The obvious sense of Co-generation makes it all the more depressing that it's been so unusual to implement in widepsread practice. A famous exception is Sweden, where waste heat as a byproduct from electiricty production is widely used to heat local homes (it is piped from small local energy generation plants straight into people's homes).

In the UK, interest in combined heating and power has mostly centred on single-property situations -- what can I get installed in my building that will generate both heat and electricity? Even British Gas is in on this emerging trend and new technology, with their Ecogen boiler.

There are several machines on the market, intended for domestic installation, which will use various fuels to produce electricity with conveniently accessible heat as a useful waste byproduct. These devices vary considerably in price, power output, fuel source and technological sophistication. Some heat water as well as providing general heating and electricity to the house.
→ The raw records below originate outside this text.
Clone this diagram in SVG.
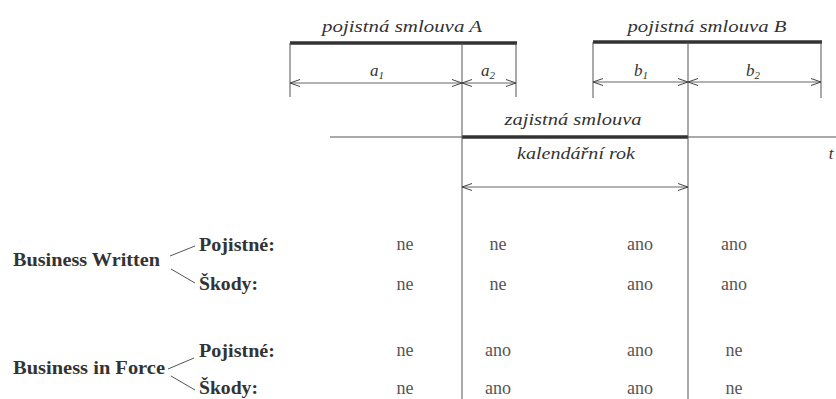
<svg xmlns="http://www.w3.org/2000/svg" width="836" height="399" viewBox="0 0 836 399">
<defs>
<marker id="ah" viewBox="0 0 10 10" refX="10" refY="5" markerWidth="10" markerHeight="10" markerUnits="userSpaceOnUse" orient="auto-start-reverse">
<path d="M0,1.5 L10,5 L0,8.5" fill="none" stroke="#444" stroke-width="1"/>
</marker>
<style>
.thin{stroke:#555;stroke-width:1;fill:none}
.thick{stroke:#333;stroke-width:3.5;fill:none}
.dim{stroke:#666;stroke-width:1;fill:none;marker-start:url(#ah);marker-end:url(#ah)}
.it{font-family:"Liberation Serif",serif;font-style:italic;font-size:17px;fill:#333;text-anchor:middle}
.lbl{font-family:"Liberation Serif",serif;font-weight:bold;font-size:18.5px;fill:#333}
.val{font-family:"Liberation Serif",serif;font-size:18px;fill:#555;text-anchor:middle}
.sub{font-size:11px}
</style>
</defs>
<rect width="836" height="399" fill="#fff"/>
<g id="contract-A">
<line class="thick" x1="290" y1="43" x2="517" y2="43"/>
<line class="thin" x1="290" y1="43" x2="290" y2="97"/>
<line class="thin" x1="516" y1="43" x2="516" y2="97"/>
<text class="it" x="402" y="32" textLength="160" lengthAdjust="spacingAndGlyphs">pojistná  smlouva A</text>
<text class="it" x="377" y="76">a<tspan class="sub" dy="3">1</tspan></text>
<text class="it" x="488" y="76">a<tspan class="sub" dy="3">2</tspan></text>
</g>
<g id="contract-B">
<line class="thick" x1="593" y1="42" x2="822" y2="42"/>
<line class="thin" x1="593" y1="42" x2="593" y2="98"/>
<line class="thin" x1="821" y1="42" x2="821" y2="98"/>
<text class="it" x="707" y="32" textLength="159" lengthAdjust="spacingAndGlyphs">pojistná smlouva B</text>
<text class="it" x="641" y="76">b<tspan class="sub" dy="3">1</tspan></text>
<text class="it" x="753" y="76">b<tspan class="sub" dy="3">2</tspan></text>
</g>
<g id="reinsurance">
<line class="thin" x1="330" y1="137" x2="836" y2="137"/>
<line class="thick" x1="462" y1="137" x2="688" y2="137"/>
<text class="it" x="573" y="125" textLength="137" lengthAdjust="spacingAndGlyphs">zajistná smlouva</text>
<text class="it" x="576" y="159" textLength="118" lengthAdjust="spacingAndGlyphs">kalendářní rok</text>
<text class="it" x="831" y="159">t</text>
</g>
<g id="connectors">
<line class="thin" x1="462" y1="43" x2="462" y2="399"/>
<line class="thin" x1="688" y1="42" x2="688" y2="399"/>
<line class="dim" x1="290" y1="83" x2="462" y2="83"/>
<line class="dim" x1="462" y1="83" x2="516" y2="83"/>
<line class="dim" x1="593" y1="82" x2="688" y2="82"/>
<line class="dim" x1="688" y1="82" x2="821" y2="82"/>
<line class="dim" x1="462" y1="187" x2="688" y2="187"/>
<line class="thin" x1="170" y1="256" x2="195" y2="246"/>
<line class="thin" x1="171" y1="269" x2="195" y2="283"/>
<line class="thin" x1="168" y1="369" x2="194" y2="358"/>
<line class="thin" x1="171" y1="376" x2="195" y2="390"/>
</g>
<g id="business-written">
<text class="lbl" x="13" y="266" textLength="147" lengthAdjust="spacingAndGlyphs">Business Written</text>
<text class="lbl" x="199" y="251" textLength="76" lengthAdjust="spacingAndGlyphs">Pojistné:</text>
<text class="lbl" x="199" y="290" textLength="59" lengthAdjust="spacingAndGlyphs">Škody:</text>
<text class="val" x="405" y="250">ne</text>
<text class="val" x="498" y="250">ne</text>
<text class="val" x="640" y="250">ano</text>
<text class="val" x="734" y="250">ano</text>
<text class="val" x="405" y="290">ne</text>
<text class="val" x="498" y="290">ne</text>
<text class="val" x="640" y="290">ano</text>
<text class="val" x="734" y="290">ano</text>
</g>
<g id="business-in-force">
<text class="lbl" x="13" y="374" textLength="152" lengthAdjust="spacingAndGlyphs">Business in Force</text>
<text class="lbl" x="199" y="357" textLength="76" lengthAdjust="spacingAndGlyphs">Pojistné:</text>
<text class="lbl" x="199" y="394" textLength="59" lengthAdjust="spacingAndGlyphs">Škody:</text>
<text class="val" x="405" y="356">ne</text>
<text class="val" x="498" y="356">ano</text>
<text class="val" x="640" y="356">ano</text>
<text class="val" x="734" y="356">ne</text>
<text class="val" x="405" y="394">ne</text>
<text class="val" x="498" y="394">ano</text>
<text class="val" x="640" y="394">ano</text>
<text class="val" x="734" y="394">ne</text>
</g>
</svg>
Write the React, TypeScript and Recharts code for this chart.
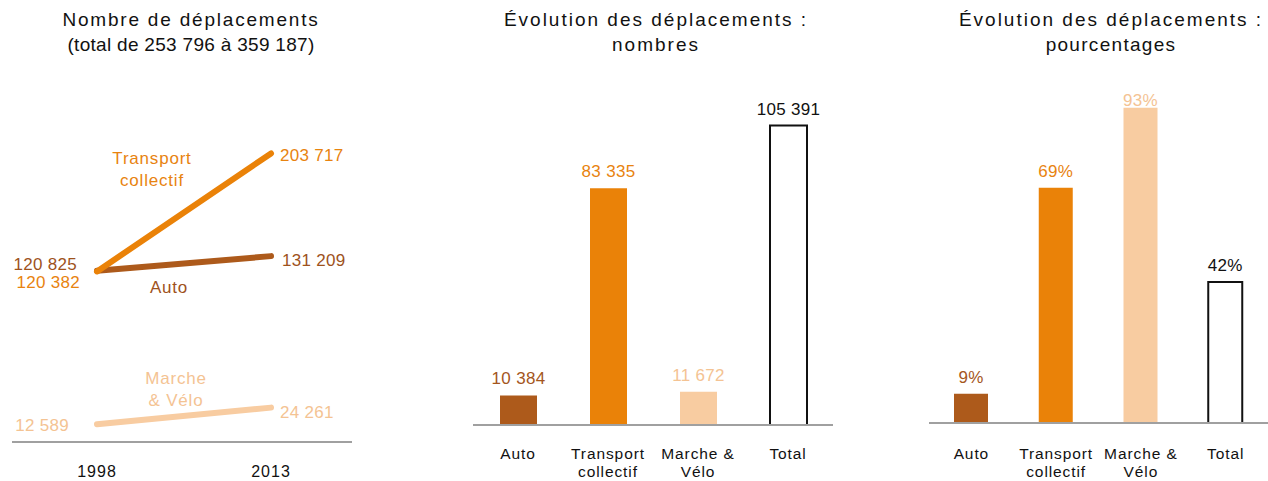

Some points to think about

Most people will still want a conventional electricity supply to their house, you are unlikely to be able to reliably go completely off-grid. Ditto for heating options, although it may be viable to have only fairly simple technology as your backup heating (eg, a wood-burning stove for room heat and a tank with an immersion heater for hot water, for instance).

You need access to a consistent supply of fuel (typically conventional fossil fuels). So as well as a simple electricity line into your house plus those separate back up systems for heating rooms and water, you'd also have to find storage space for the CHP system, which may requrie a separate distribution system (pipes) for spreading heat around the property.

It's highly debateable about whether domestic CHP systems are going to be cost-effective as they claim, given the high investment costs and the loss of scale when buying raw materials in (you might pay per energy unit because you are buying in smaller quantitites than the big energy producers can). Using solar or wind energy as part of a CHP set up seems unlikely to be able to meet enough of a single household's needs (not enough sun or wind).

Nevertheless, most CHP systems are eligible for the Government's Feed-In tariff scheme, which means that some of the excess electricity generation can be sold back to the National Grid to create a small subsidy to your initial investment.

As things like CHP boilers are fairly new, we don't have a good sense of how reliable the technology is -- whether the devices are likely to be well-made and requiring only low maintenance costs over the years. There are unknown risks when adopting new technology.